[start of DATA SECTION]

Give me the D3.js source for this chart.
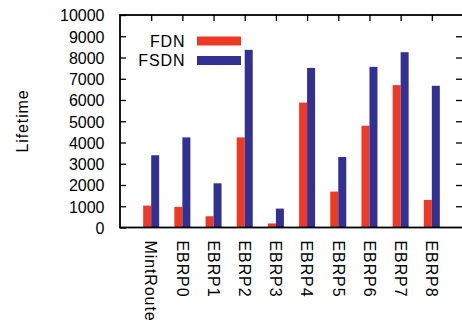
<!DOCTYPE html>
<html>
<head>
<meta charset="utf-8">
<script src="https://cdn.jsdelivr.net/npm/d3@7"></script>
<style>
  html, body { margin: 0; padding: 0; background: #fff; }
  svg text { font-family: "Liberation Sans", Arial, Helvetica, sans-serif; fill: #000; }
</style>
</head>
<body>
<svg id="chart" width="462" height="325"></svg>
<script>
// Network lifetime per routing protocol
const categories = ["MintRoute", "EBRP0", "EBRP1", "EBRP2", "EBRP3", "EBRP4", "EBRP5", "EBRP6", "EBRP7", "EBRP8"];
const fdn  = [1030, 970, 530, 4240, 190, 5880, 1690, 4790, 6700, 1300];
const fsdn = [3400, 4240, 2080, 8360, 890, 7510, 3320, 7560, 8250, 6670];
const seriesNames = ["FDN", "FSDN"];
const seriesColors = ["#ee3a24", "#333093"];
const yTicks = [0, 1000, 2000, 3000, 4000, 5000, 6000, 7000, 8000, 9000, 10000];

const svg = d3.select("#chart");
const plotL = 120, plotR = 463, plotT = 15, plotB = 227.5;

// categories sit at integer slots; the frame spans one slot beyond each end
const x = d3.scaleLinear().domain([-1, categories.length]).range([plotL, plotR]);
const y = d3.scaleLinear().domain([0, 10000]).range([plotB, plotT]);
const barW = 8;

// bars: FDN to the left of the slot centre, FSDN to the right
const series = [fdn, fsdn];
series.forEach((vals, s) => {
  svg.append("g").selectAll("rect")
    .data(vals)
    .join("rect")
    .attr("x", (d, i) => x(i) + (s === 0 ? -barW : 0))
    .attr("width", barW)
    .attr("y", d => y(d))
    .attr("height", d => y(0) - y(d))
    .attr("fill", seriesColors[s]);
});

// left axis: labels outside, ticks pointing inward
const yAxisL = svg.append("g").attr("transform", `translate(${plotL},0)`)
  .call(d3.axisLeft(y).tickValues(yTicks).tickSize(-6).tickPadding(15.5).tickFormat(d3.format("d")));
yAxisL.select(".domain").remove();
yAxisL.selectAll("text").style("font-size", "16px").attr("dy", "0.36em");
yAxisL.selectAll("line").attr("stroke", "#000").attr("stroke-width", 1.3);

// right axis ticks (inward, no labels)
const yAxisR = svg.append("g").attr("transform", `translate(${plotR},0)`)
  .call(d3.axisRight(y).tickValues(yTicks.slice(1, -1)).tickSize(-7).tickFormat(""));
yAxisR.select(".domain").remove();
yAxisR.selectAll("line").attr("stroke", "#000").attr("stroke-width", 1.3);

// top axis ticks at each category (inward)
const xAxisT = svg.append("g").attr("transform", `translate(0,${plotT})`)
  .call(d3.axisTop(x).tickValues(d3.range(categories.length)).tickSize(-6).tickFormat(""));
xAxisT.select(".domain").remove();
xAxisT.selectAll("line").attr("stroke", "#000").attr("stroke-width", 1.3);

// frame
svg.append("rect")
  .attr("x", plotL).attr("y", plotT)
  .attr("width", plotR - plotL).attr("height", plotB - plotT)
  .attr("fill", "none").attr("stroke", "#000").attr("stroke-width", 1.8);

// category labels, rotated to read downward
svg.append("g").selectAll("text")
  .data(categories)
  .join("text")
  .attr("transform", (d, i) => `translate(${x(i)},${plotB + 13}) rotate(90)`)
  .attr("dy", "0.36em")
  .attr("text-anchor", "start")
  .style("font-size", "16px")
  .style("letter-spacing", "0.9px")
  .text(d => d);

// y axis title
svg.append("text")
  .attr("transform", `translate(22,121) rotate(-90)`)
  .attr("dy", "0.36em")
  .attr("text-anchor", "middle")
  .style("font-size", "16px")
  .style("letter-spacing", "0.9px")
  .text("Lifetime");

// legend
const legend = svg.append("g");
seriesNames.forEach((name, s) => {
  const cy = 41 + s * 19.5;
  legend.append("text")
    .attr("x", 185.5).attr("y", cy)
    .attr("dy", "0.36em")
    .attr("text-anchor", "end")
    .style("font-size", "16px")
    .style("letter-spacing", "0.9px")
    .text(name);
  legend.append("rect")
    .attr("x", 197).attr("y", cy - 4.5)
    .attr("width", 44).attr("height", 9)
    .attr("fill", seriesColors[s]);
});
</script>
</body>
</html>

[end of DATA SECTION]

Copy the listing word for word, excluding its pictures.

Give me the D3.js source for this chart.
<!DOCTYPE html>
<html>
<head>
<meta charset="utf-8">
<script src="https://cdn.jsdelivr.net/npm/d3@7"></script>
<style>
  html, body { margin: 0; padding: 0; background: #fff; }
  svg text { font-family: "Liberation Sans", Arial, Helvetica, sans-serif; fill: #000; }
</style>
</head>
<body>
<svg id="chart" width="462" height="325"></svg>
<script>
// Network lifetime per routing protocol
const categories = ["MintRoute", "EBRP0", "EBRP1", "EBRP2", "EBRP3", "EBRP4", "EBRP5", "EBRP6", "EBRP7", "EBRP8"];
const fdn  = [1030, 970, 530, 4240, 190, 5880, 1690, 4790, 6700, 1300];
const fsdn = [3400, 4240, 2080, 8360, 890, 7510, 3320, 7560, 8250, 6670];
const seriesNames = ["FDN", "FSDN"];
const seriesColors = ["#ee3a24", "#333093"];
const yTicks = [0, 1000, 2000, 3000, 4000, 5000, 6000, 7000, 8000, 9000, 10000];

const svg = d3.select("#chart");
const plotL = 120, plotR = 463, plotT = 15, plotB = 227.5;

// categories sit at integer slots; the frame spans one slot beyond each end
const x = d3.scaleLinear().domain([-1, categories.length]).range([plotL, plotR]);
const y = d3.scaleLinear().domain([0, 10000]).range([plotB, plotT]);
const barW = 8;

// bars: FDN to the left of the slot centre, FSDN to the right
const series = [fdn, fsdn];
series.forEach((vals, s) => {
  svg.append("g").selectAll("rect")
    .data(vals)
    .join("rect")
    .attr("x", (d, i) => x(i) + (s === 0 ? -barW : 0))
    .attr("width", barW)
    .attr("y", d => y(d))
    .attr("height", d => y(0) - y(d))
    .attr("fill", seriesColors[s]);
});

// left axis: labels outside, ticks pointing inward
const yAxisL = svg.append("g").attr("transform", `translate(${plotL},0)`)
  .call(d3.axisLeft(y).tickValues(yTicks).tickSize(-6).tickPadding(15.5).tickFormat(d3.format("d")));
yAxisL.select(".domain").remove();
yAxisL.selectAll("text").style("font-size", "16px").attr("dy", "0.36em");
yAxisL.selectAll("line").attr("stroke", "#000").attr("stroke-width", 1.3);

// right axis ticks (inward, no labels)
const yAxisR = svg.append("g").attr("transform", `translate(${plotR},0)`)
  .call(d3.axisRight(y).tickValues(yTicks.slice(1, -1)).tickSize(-7).tickFormat(""));
yAxisR.select(".domain").remove();
yAxisR.selectAll("line").attr("stroke", "#000").attr("stroke-width", 1.3);

// top axis ticks at each category (inward)
const xAxisT = svg.append("g").attr("transform", `translate(0,${plotT})`)
  .call(d3.axisTop(x).tickValues(d3.range(categories.length)).tickSize(-6).tickFormat(""));
xAxisT.select(".domain").remove();
xAxisT.selectAll("line").attr("stroke", "#000").attr("stroke-width", 1.3);

// frame
svg.append("rect")
  .attr("x", plotL).attr("y", plotT)
  .attr("width", plotR - plotL).attr("height", plotB - plotT)
  .attr("fill", "none").attr("stroke", "#000").attr("stroke-width", 1.8);

// category labels, rotated to read downward
svg.append("g").selectAll("text")
  .data(categories)
  .join("text")
  .attr("transform", (d, i) => `translate(${x(i)},${plotB + 13}) rotate(90)`)
  .attr("dy", "0.36em")
  .attr("text-anchor", "start")
  .style("font-size", "16px")
  .style("letter-spacing", "0.9px")
  .text(d => d);

// y axis title
svg.append("text")
  .attr("transform", `translate(22,121) rotate(-90)`)
  .attr("dy", "0.36em")
  .attr("text-anchor", "middle")
  .style("font-size", "16px")
  .style("letter-spacing", "0.9px")
  .text("Lifetime");

// legend
const legend = svg.append("g");
seriesNames.forEach((name, s) => {
  const cy = 41 + s * 19.5;
  legend.append("text")
    .attr("x", 185.5).attr("y", cy)
    .attr("dy", "0.36em")
    .attr("text-anchor", "end")
    .style("font-size", "16px")
    .style("letter-spacing", "0.9px")
    .text(name);
  legend.append("rect")
    .attr("x", 197).attr("y", cy - 4.5)
    .attr("width", 44).attr("height", 9)
    .attr("fill", seriesColors[s]);
});
</script>
</body>
</html>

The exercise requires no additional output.